Rows from a dataset of charts and code:
>>>

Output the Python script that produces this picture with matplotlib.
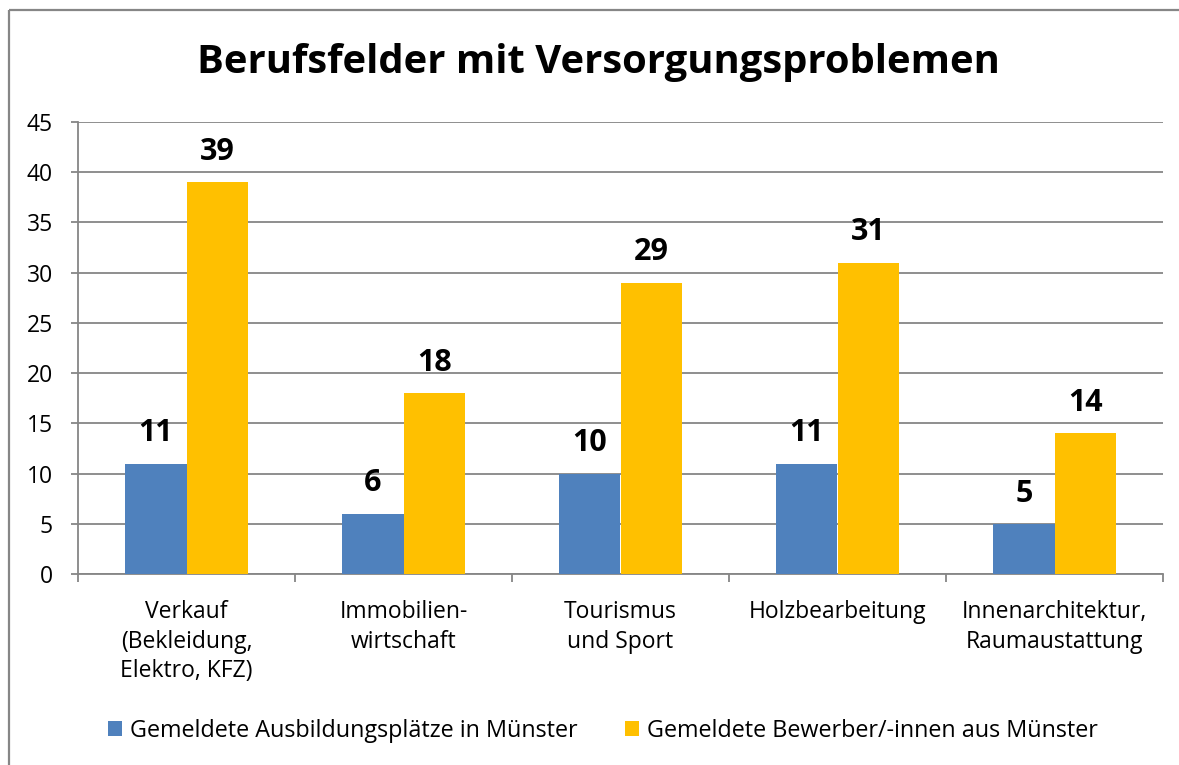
import matplotlib
matplotlib.use("Agg")
import matplotlib.pyplot as plt
import numpy as np
from matplotlib.lines import Line2D

plt.rcParams['font.family'] = ['Open Sans', 'DejaVu Sans']

categories = ["Verkauf\n(Bekleidung,\nElektro, KFZ)", "Immobilien-\nwirtschaft",
              "Tourismus\nund Sport", "Holzbearbeitung",
              "Innenarchitektur,\nRaumaustattung"]
ausbildungsplaetze = [11, 6, 10, 11, 5]
bewerber = [39, 18, 29, 31, 14]
series_names = ["Gemeldete Ausbildungsplätze in Münster",
                "Gemeldete Bewerber/-innen aus Münster"]
title = "Berufsfelder mit Versorgungsproblemen"
y_ticks = list(range(0, 50, 5))

W, H = 1179, 765
fig = plt.figure(figsize=(W / 100, H / 100), dpi=100)

# outer chart frame (left and top edges only)
grey = '#868686'
fx, fy = 9 / W, 1 - 10 / H
fig.add_artist(Line2D([fx, fx], [-0.01, fy], transform=fig.transFigure, color=grey,
                      linewidth=1.6, solid_capstyle='butt'))
fig.add_artist(Line2D([fx, 1.01], [fy, fy], transform=fig.transFigure, color=grey,
                      linewidth=1.6, solid_capstyle='butt'))

ax = fig.add_axes([78 / W, 1 - 574 / H, (1163 - 78) / W, (574 - 122) / H])

blue, gold = '#4F81BD', '#FFC000'
x = np.arange(len(categories))
bw = 0.283
bars1 = ax.bar(x - bw / 2, ausbildungsplaetze, bw, color=blue, zorder=3, label=series_names[0])
bars2 = ax.bar(x + bw / 2, bewerber, bw, color=gold, zorder=3, label=series_names[1])

for bars, vals in ((bars1, ausbildungsplaetze), (bars2, bewerber)):
    for b, v in zip(bars, vals):
        ax.annotate(str(v), (b.get_x() + b.get_width() / 2, v), xytext=(0, 11),
                    textcoords='offset points', ha='center', va='bottom',
                    fontsize=22, fontweight='bold', color='black')

ax.set_xlim(-0.5, len(categories) - 0.5)
ax.set_ylim(0, 45)
ax.set_yticks(y_ticks)
ax.yaxis.grid(True, color=grey, linewidth=1.3, zorder=0)
ax.set_axisbelow(True)
for s in ('top', 'right'):
    ax.spines[s].set_visible(False)
for s in ('left', 'bottom'):
    ax.spines[s].set_color(grey)
    ax.spines[s].set_linewidth(1.3)
ax.tick_params(axis='y', length=5, width=1.3, color=grey, labelsize=16.5, pad=13)

ax.set_xticks(x)
ax.set_xticklabels(categories, fontsize=16.5, linespacing=1.3)
ax.tick_params(axis='x', which='major', length=0, pad=19)
ax.set_xticks(np.arange(-0.5, len(categories)), minor=True)
ax.tick_params(axis='x', which='minor', length=6, width=1.3, color=grey, direction='out')

fig.text(0.508, 1 - 62 / H, title, ha='center', va='center', fontsize=28.8, fontweight='bold')

fig.legend(handles=[bars1, bars2], labels=series_names, loc='center',
           bbox_to_anchor=(603 / W, 1 - 731 / H), ncol=2, frameon=False, fontsize=16.8,
           handlelength=0.6, handleheight=0.6, handletextpad=0.35, columnspacing=2.0,
           borderpad=0.2)

fig.savefig("out.png", dpi=100)
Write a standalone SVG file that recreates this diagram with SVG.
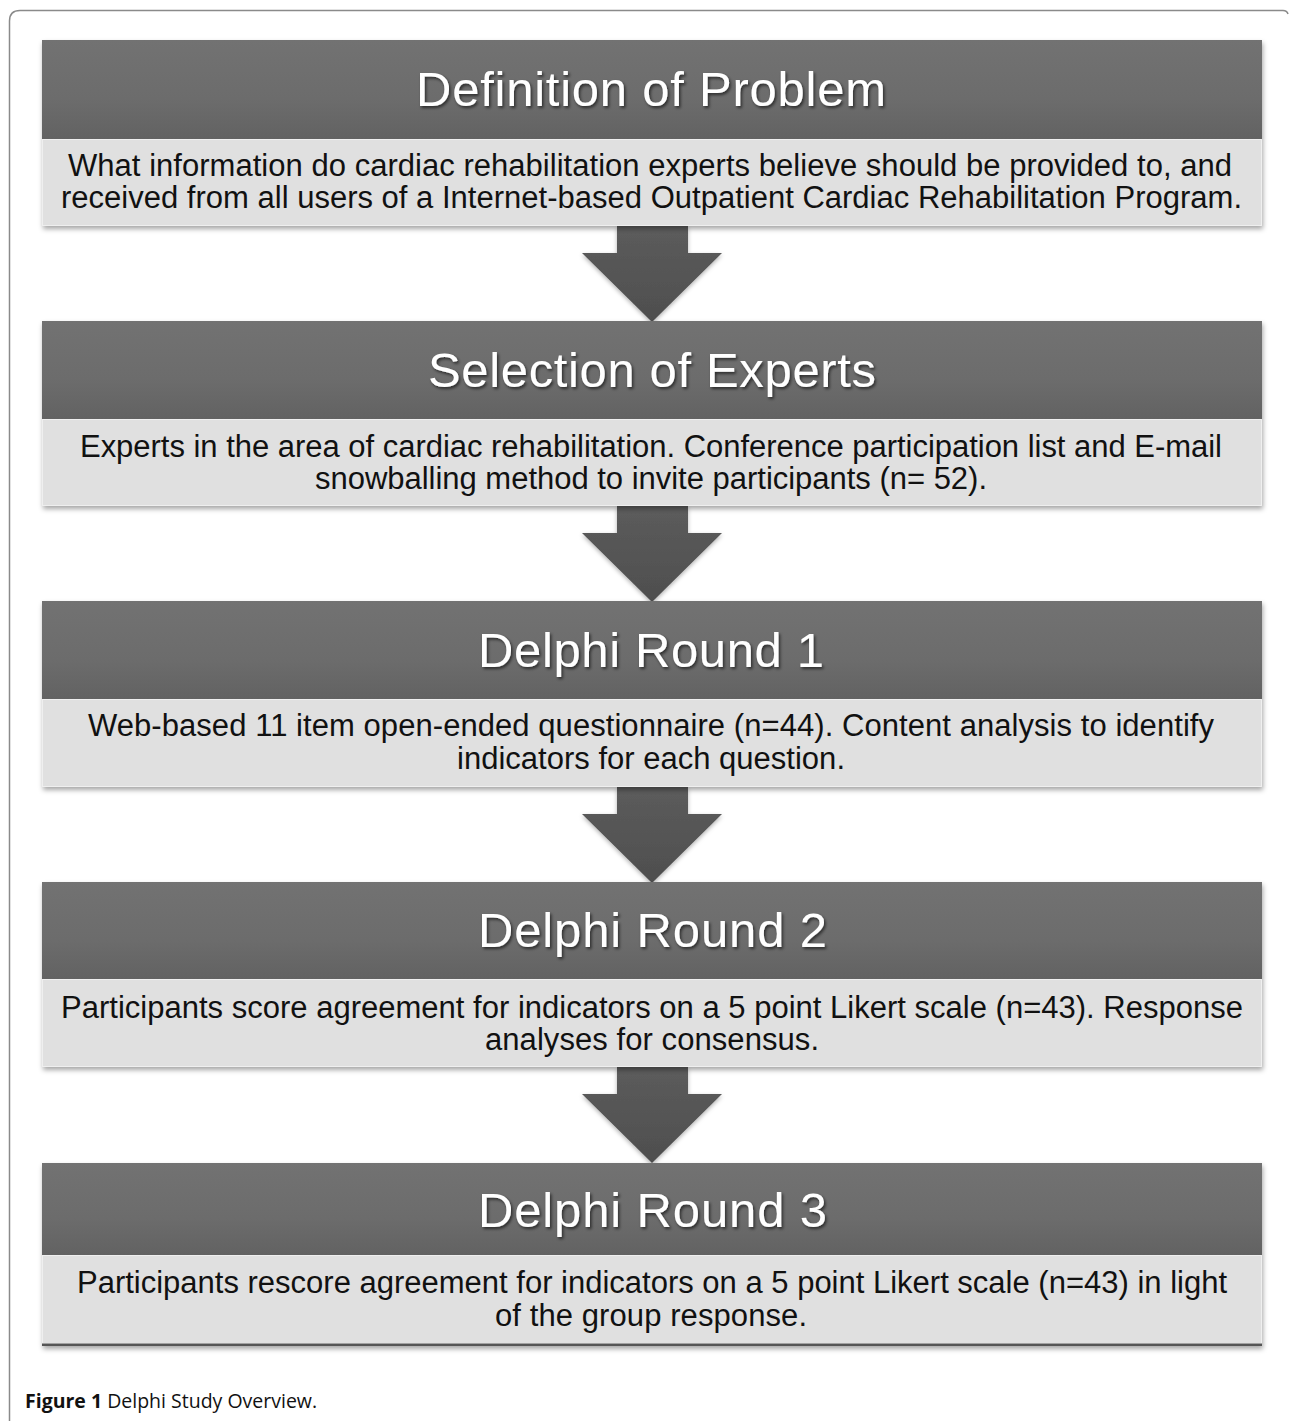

<<<

▶ **WHAT IS BEING ASKED**
Retype the records above word for word, from their first line through the line containing "plt.rcParams['font.family'] = ['Open", and leave out every picture.

▶ **RESPONSE**
Output the Python script that produces this picture with matplotlib.
import matplotlib
matplotlib.use("Agg")
import matplotlib.pyplot as plt
import numpy as np
from matplotlib.lines import Line2D

plt.rcParams['font.family'] = ['Open Sans', 'DejaVu Sans']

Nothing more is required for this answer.